Starting from this admittedly sobering point, my book tries to think its way towards ways of living that can work with the reality of loss. I like to think that in an uncertain and potentially much worse future, we will still be able to compose good lives. Imagining what that may mean is an important task, and it starts with rethinking basic political ideas that are no longer fit for a world whose ecology is changing dramatically.

It is, indeed, ecology that is changing. But ecological arrangements have always changed, they are always dynamic, albeit it at various speeds. So, it seems that the science of ecology may harbour political ideas that are worth exploring. I try to do this, and consider ecological science side by side with ways of thinking about the surrounding world that are not a main driver of what causes ecological disaster to begin with (extractivism, callousness, infinite growth). I therefore also consider philosophical traditions, such as Māori ones, that can help us recompose in the wake of loss, because they have developed ideas that are very different from dominant modern ones.
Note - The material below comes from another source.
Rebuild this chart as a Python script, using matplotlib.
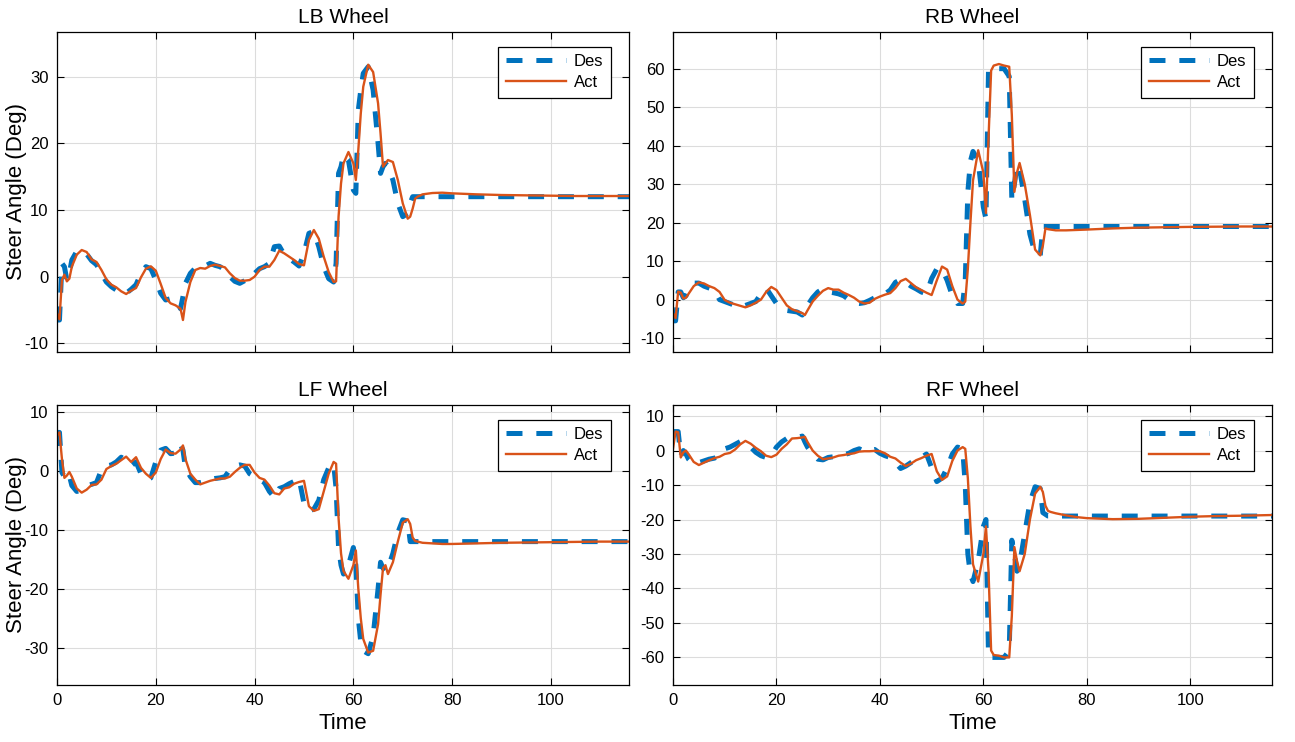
import matplotlib
matplotlib.use('Agg')
import matplotlib.pyplot as plt

plt.rcParams['font.family'] = ['Liberation Sans', 'DejaVu Sans']
plt.rcParams['lines.scale_dashes'] = False
plt.rcParams['axes.unicode_minus'] = False

# time base (s)
t = [0, 0.5, 1, 1.5, 2, 2.5, 3, 4, 5, 6,
     7, 8, 9, 10, 11, 12, 13, 14, 15, 16,
     17, 18, 19, 20, 21, 22, 23, 24, 25, 25.5,
     26, 27, 28, 29, 30, 31, 32, 33, 34, 35,
     36, 37, 38, 39, 40, 41, 42, 43, 44, 45,
     46, 47, 48, 49, 50, 51, 52, 53, 54, 55,
     56, 56.5, 57, 57.5, 58, 59, 60, 60.5, 61, 61.5,
     62, 63, 64, 65, 65.5, 66, 66.5, 67, 68, 69,
     70, 71, 71.5, 72, 72.5, 73, 74, 76, 78, 80,
     85, 90, 95, 100, 105, 110, 115.8]

lb_des = [-6.5, -6.5, 2.0, 1.5, -0.5, 0.5, 2.5, 3.8, 3.9, 3.4,
          2.4, 1.8, 0.5, -0.8, -1.5, -2.0, -2.5, -2.5, -1.9, -1.2,
          0.5, 1.5, 1.2, -0.5, -2.5, -3.5, -3.3, -3.3, -4.8, -3.0,
          -1.0, 0.5, 1.3, 1.4, 1.6, 2.0, 1.7, 1.5, 1.0, 0.0,
          -0.7, -1.0, -0.6, -0.5, 0.5, 1.2, 1.5, 2.0, 4.5, 4.6,
          3.3, 2.7, 2.2, 1.6, 3.5, 6.5, 6.8, 4.5, 1.5, -0.3,
          -0.8, 2.0, 15.5, 16.5, 18.3, 17.5, 13.0, 12.5, 25.0, 28.0,
          30.5, 31.5, 28.0, 20.0, 15.5, 16.5, 17.0, 16.5, 14.5, 11.0,
          9.0, 9.5, 11.0, 12.0, 12.0, 12.0, 12.0, 12.0, 12.0, 12.0,
          12.0, 12.0, 12.0, 12.0, 12.0, 12.0, 12.0]
lb_act = [-5.5, -6.4, -0.5, 0.3, -0.7, -0.3, 1.5, 3.3, 4.0, 3.7,
          2.6, 2.2, 1.0, -0.4, -1.2, -1.6, -2.2, -2.6, -2.1, -1.7,
          -0.1, 1.2, 1.55, 0.9, -1.1, -3.2, -4.0, -4.3, -4.8, -6.5,
          -3.8, -0.8, 1.0, 1.3, 1.2, 1.6, 1.8, 1.6, 1.4, 0.5,
          -0.2, -0.6, -0.6, -0.5, 0.0, 1.0, 1.5, 1.5, 2.5, 3.9,
          3.5, 3.0, 2.5, 1.9, 1.7, 5.5, 7.0, 5.7, 3.0, 0.7,
          -0.8, -0.7, 9.0, 14.0, 17.0, 18.7, 17.0, 14.5, 19.0, 24.5,
          28.5, 31.8, 30.7, 26.0, 21.5, 16.5, 17.0, 17.5, 17.2, 14.5,
          11.0, 8.7, 9.0, 10.2, 11.7, 12.0, 12.35, 12.55, 12.6, 12.5,
          12.35, 12.25, 12.2, 12.15, 12.1, 12.1, 12.1]

rb_des = [-5.5, -5.5, 2.0, 2.0, 0.5, 1.0, 2.5, 4.3, 4.3, 3.5,
          3.0, 2.5, 0.0, -0.5, -1.0, -1.5, -2.0, -1.5, -1.0, -0.5,
          1.5, 3.0, 1.0, -1.0, -2.0, -2.8, -3.0, -3.2, -4.0, -2.5,
          -1.5, 0.5, 2.0, 2.8, 2.0, 1.8, 1.5, 1.0, 0.0, -0.8,
          -1.0, -0.8, -0.2, 0.5, 1.0, 1.5, 2.5, 4.5, 5.2, 4.5,
          3.5, 2.8, 2.0, 1.5, 5.5, 8.0, 8.0, 5.0, 1.0, -1.0,
          -1.0, 5.0, 28.0, 36.0, 38.5, 36.0, 24.0, 21.0, 60.0, 60.0,
          60.0, 60.0, 60.0, 58.0, 26.0, 30.0, 35.0, 34.0, 26.0, 17.0,
          12.0, 11.5, 19.0, 19.0, 19.0, 19.0, 19.0, 19.0, 19.0, 19.0,
          19.0, 19.0, 19.0, 19.0, 19.0, 19.0, 19.0]
rb_act = [-3.5, -4.8, 2.1, 1.8, 0.3, 0.5, 1.5, 3.5, 4.5, 4.2,
          3.5, 3.0, 2.0, -0.1, -0.8, -1.2, -1.6, -2.0, -1.5, -0.8,
          0.0, 2.0, 3.3, 2.5, 0.5, -1.5, -2.5, -3.0, -3.5, -4.0,
          -2.8, -0.5, 1.0, 2.3, 3.0, 2.6, 2.6, 1.8, 1.2, 0.5,
          -0.5, -1.0, -0.8, 0.2, 0.8, 1.3, 1.7, 3.0, 4.8, 5.4,
          4.3, 3.2, 2.5, 1.8, 1.2, 5.0, 8.6, 7.8, 3.5, 0.0,
          -1.0, -0.5, 8.0, 20.0, 31.0, 38.8, 33.0, 22.5, 42.0, 59.5,
          60.8, 61.2, 60.8, 60.5, 48.0, 28.0, 33.0, 35.5, 30.0, 22.0,
          13.0, 11.5, 14.0, 18.5, 18.3, 18.2, 18.0, 18.0, 18.1, 18.2,
          18.5, 18.7, 18.8, 18.9, 18.95, 19.0, 19.0]

lf_des = [6.5, 6.5, -0.3, -1.0, -0.3, -0.8, -2.5, -3.5, -3.3, -2.5,
          -2.3, -2.0, 0.2, 0.8, 1.0, 1.5, 2.3, 1.8, 0.8, 1.5,
          -0.5, -1.5, -1.2, 1.5, 3.5, 3.8, 2.9, 3.0, 4.5, 3.5,
          0.5, -1.0, -2.0, -2.0, -1.8, -1.5, -1.3, -1.2, -1.0, 0.2,
          0.8, 1.0, 0.8, -0.5, -1.0, -1.5, -2.0, -3.5, -4.5, -3.0,
          -2.7, -2.2, -1.8, -1.3, -5.5, -6.8, -6.5, -5.0, -1.5, 0.5,
          1.2, -3.0, -13.0, -16.0, -17.5, -16.0, -13.0, -16.0, -25.0, -29.0,
          -30.5, -31.0, -28.0, -20.0, -15.5, -16.5, -17.0, -16.5, -14.0, -10.5,
          -8.3, -8.5, -12.0, -12.0, -12.0, -12.0, -12.0, -12.0, -12.0, -12.0,
          -12.0, -12.0, -12.0, -12.0, -12.0, -12.0, -12.0]
lf_act = [6.0, 6.5, 2.0, -1.2, -0.8, -0.2, -1.0, -3.0, -3.7, -3.2,
          -2.4, -2.3, -1.5, 0.3, 0.8, 1.2, 1.8, 2.4, 1.5, 2.3,
          0.5, -0.5, -1.2, -0.3, 2.0, 3.6, 3.0, 2.9, 3.6, 4.3,
          2.0, -0.5, -1.5, -2.3, -2.0, -1.7, -1.5, -1.3, -1.3, -1.0,
          -0.2, 0.5, 1.0, 1.0, -0.3, -1.2, -1.5, -2.5, -3.8, -4.0,
          -3.0, -2.8, -2.2, -1.9, -1.7, -6.0, -6.8, -6.5, -3.5, -0.5,
          1.5, 1.2, -8.0, -14.0, -17.0, -18.3, -16.0, -13.5, -20.0, -25.0,
          -28.5, -30.8, -30.5, -26.0, -21.0, -16.5, -16.0, -17.5, -15.5, -12.0,
          -8.8, -8.2, -9.0, -11.3, -11.9, -12.0, -12.2, -12.3, -12.4, -12.4,
          -12.3, -12.2, -12.15, -12.1, -12.05, -12.0, -12.0]

rf_des = [5.5, 5.5, 5.5, -1.5, 0.0, -1.0, -2.5, -4.0, -3.5, -3.0,
          -2.5, -2.2, -1.5, 0.5, 1.0, 1.8, 2.6, 2.0, 1.0, -0.5,
          -1.5, -2.0, -1.5, 1.0, 2.5, 3.5, 3.5, 3.8, 4.2, 2.5,
          1.0, -1.0, -2.5, -2.7, -2.0, -1.8, -1.5, -1.2, -0.8, 0.0,
          0.5, -0.2, 0.0, 0.3, -0.8, -1.5, -2.0, -3.5, -5.2, -4.5,
          -3.5, -2.5, -2.0, -1.0, -5.0, -9.0, -8.0, -5.0, -1.0, 1.0,
          0.5, -10.0, -30.0, -36.0, -38.0, -32.0, -22.0, -20.0, -60.0, -60.0,
          -60.0, -60.0, -60.0, -58.0, -26.0, -30.0, -35.0, -33.0, -24.0, -15.0,
          -10.5, -11.0, -18.0, -18.5, -19.0, -19.0, -19.0, -19.0, -19.0, -19.0,
          -19.0, -19.0, -19.0, -19.0, -19.0, -19.0, -19.0]
rf_act = [0.5, 5.5, 5.3, -2.0, -0.5, 0.0, -1.0, -3.3, -4.2, -3.5,
          -2.8, -2.2, -1.8, -1.0, -0.7, 0.3, 1.8, 2.8, 2.0, 0.8,
          -0.2, -1.5, -1.9, -1.2, 0.5, 1.8, 3.5, 3.6, 3.8, 4.0,
          2.5, 0.0, -1.5, -2.5, -2.3, -2.0, -1.5, -1.3, -1.0, -0.8,
          -0.3, -0.2, -0.2, -0.1, -0.2, -0.8, -1.8, -2.3, -3.5, -4.5,
          -3.8, -2.8, -2.2, -1.5, -1.0, -6.0, -8.5, -7.5, -3.0, 0.0,
          1.0, 0.5, -8.0, -22.0, -33.0, -38.0, -30.0, -22.0, -35.0, -58.0,
          -59.3, -59.5, -60.0, -60.0, -48.0, -28.0, -32.0, -35.0, -30.0, -20.0,
          -12.5, -10.5, -12.0, -16.0, -17.5, -17.8, -18.2, -18.8, -19.3, -19.6,
          -19.9, -19.8, -19.5, -19.2, -19.0, -18.9, -18.7]

W, H = 1295, 742
fig = plt.figure(figsize=(W / 100, H / 100), dpi=100)

# (title, des, act, ylim, yticks, [left, top, right, bottom] in px)
panels = [
    ('LB Wheel', lb_des, lb_act, (-11.3, 36.75), range(-10, 31, 10), (57, 31.7, 629, 352)),
    ('RB Wheel', rb_des, rb_act, (-13.6, 69.6), range(-10, 61, 10), (673, 31.7, 1272, 352)),
    ('LF Wheel', lf_des, lf_act, (-36.3, 11.2), range(-30, 11, 10), (57, 404.7, 629, 685)),
    ('RF Wheel', rf_des, rf_act, (-68.0, 13.3), range(-60, 11, 10), (673, 404.7, 1272, 685)),
]

for i, (title, des, act, ylim, yt, box) in enumerate(panels):
    l, tp, r, b = box
    ax_w = r - l
    ax_h = b - tp
    ax = fig.add_axes([l / W, 1 - b / H, ax_w / W, ax_h / H])
    ax.plot(t, des, color='#0072BD', lw=3.6, linestyle=(0, (11.5, 10)), label='Des')
    ax.plot(t, act, color='#D95319', lw=1.7, label='Act')
    ax.set_xlim(0, 115.8)
    ax.set_ylim(*ylim)
    ax.set_yticks(list(yt))
    ax.set_xticks(range(0, 101, 20))
    ax.grid(True, color='#dcdcdc', lw=0.8)
    ax.set_axisbelow(True)
    ax.tick_params(direction='in', top=True, right=True, length=5, width=0.8,
                   labelsize=12, colors='black', pad=6)
    for s in ax.spines.values():
        s.set_linewidth(0.9)
        s.set_color('black')
    ax.set_title(title, fontsize=15, pad=6)
    if i < 2:
        ax.tick_params(labelbottom=False)
    else:
        ax.set_xlabel('Time', fontsize=16)
        ax.xaxis.set_label_coords(0.5, -(713 - b) / ax_h)
    if i % 2 == 0:
        ax.set_ylabel('Steer Angle (Deg)', fontsize=16)
        ax.yaxis.set_label_coords(-(l - 27) / ax_w, 0.5)
    leg = ax.legend(loc='upper right', bbox_to_anchor=(1 - 18 / ax_w, 1 - 15 / ax_h),
                    borderaxespad=0, fancybox=False, framealpha=1, edgecolor='black',
                    fontsize=12, handlelength=3.6, handletextpad=0.5,
                    labelspacing=0.35, borderpad=0.45)
    leg.get_frame().set_linewidth(0.9)

plt.savefig('out.png', dpi=100)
Is it, then, the age of humans that we have entered? Or is it more politically useful to think that we have entered the age of ecology, the age when ecology has to matter like never before, and the age when ecological process become disruptive political forces themselves? Of course, geologically we can talk about the Anthropocene; but politically, it may be that the Ecocene suggests better futures.

I spend a lot of time with this idea in the book, teasing it out, thinking about different ways of feeling and living – reciprocal ways, for example, visible through practices that try to restore constructive relationships between particular humans and particular environments. There is too much in there to go over here, but on a personal note, the writing of this text has been meaningful beyond the concepts it may propose. It is not just ideas that are developed, but also a particular sensibility that sustains them and gives them affective force as well. I like to think that this book is not just an intellectual exercise, but also a way of feeling a world that we have to perpetually get to know, even when we are about to be engulfed by its violence.

The most I can hope for is that, as reader, you will feel and receive the energy that has sustained this book. Thank you for tuning in; what a pleasure to meet.